Theorem: A square matrix is invertible if and only if it is a product of elementary matrices.
Example 5: Express [latex]A=\begin{bmatrix} 1 & 3\\ 2 & 1 \end{bmatrix}[/latex] as product of elementary matrices.
Exercise 5: Express [latex]A=\begin{bmatrix} -1 & 1\\ 1 & 2 \end{bmatrix}[/latex] as product of elementary matrices.
Group Work 1: Mark each statement True or False. Justify each answer.
a. If [latex]A[/latex] is an invertible [latex]n \times n[/latex] matrix then the equation [latex]A\vec{x} = \vec{b}[/latex] is consistent for each [latex]\vec{b}[/latex] in [latex]\mathbb{R}^n[/latex].
b. Each elementary matrix is invertible.
c. If [latex]A[/latex] is invertible, then elementary row operations that reduce [latex]A[/latex] to the identity [latex]I_{n}[/latex] also reduce [latex]A^{-1}[/latex] to [latex]I_{n}[/latex].
d. If [latex]A[/latex] is invertible then the inverse of [latex]A^{-1}[/latex] is [latex]A[/latex].
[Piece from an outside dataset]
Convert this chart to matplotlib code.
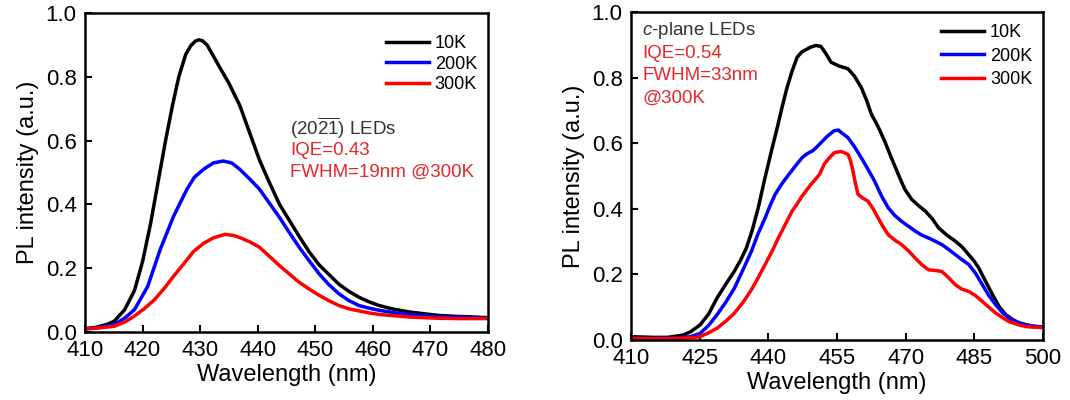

e. [latex]A[/latex] is an [latex]n \times n[/latex] matrix and [latex]A\vec{x} = \vec{e_{i}}[/latex] is consistent for [latex]i = 1, \cdots, n[/latex] and [latex]\vec{e_{i}}[/latex] is the i-th column of [latex]I_{n}[/latex]. Then [latex]A[/latex] is invertible.
Group Work 2: Let [latex]E[/latex] be an elementary matrix. Show that [latex]E^T[/latex] is also an elementary matrix.
Group Work 3: Let [latex]A[/latex] and [latex]B[/latex] be [latex]m \times n[/latex] and [latex]n \times m[/latex] matrices, respectively. If [latex]m > n[/latex], show that [latex]AB[/latex] is not invertible. Hint: Use [latex]B\vec{x} = 0[/latex] has a non-trivial solution.
Group Work 4: Mark each statement True or False. Justify each answer.
a. If [latex]A[/latex] can be row reduced to identity matrix then [latex]A[/latex] is invertible.
b. [latex]0[/latex] an elementary matrix.
c. [latex]I[/latex] an elementary matrix.
d. [latex]\begin{bmatrix}P|Q\end{bmatrix}[/latex] is obtained by row operations from [latex]\begin{bmatrix}A|I\end{bmatrix}[/latex] then [latex]P=QA[/latex].
e. If [latex]A\vec{x} = 0[/latex] has trivial solution only then [latex]A[/latex] is a product of elementary matrices.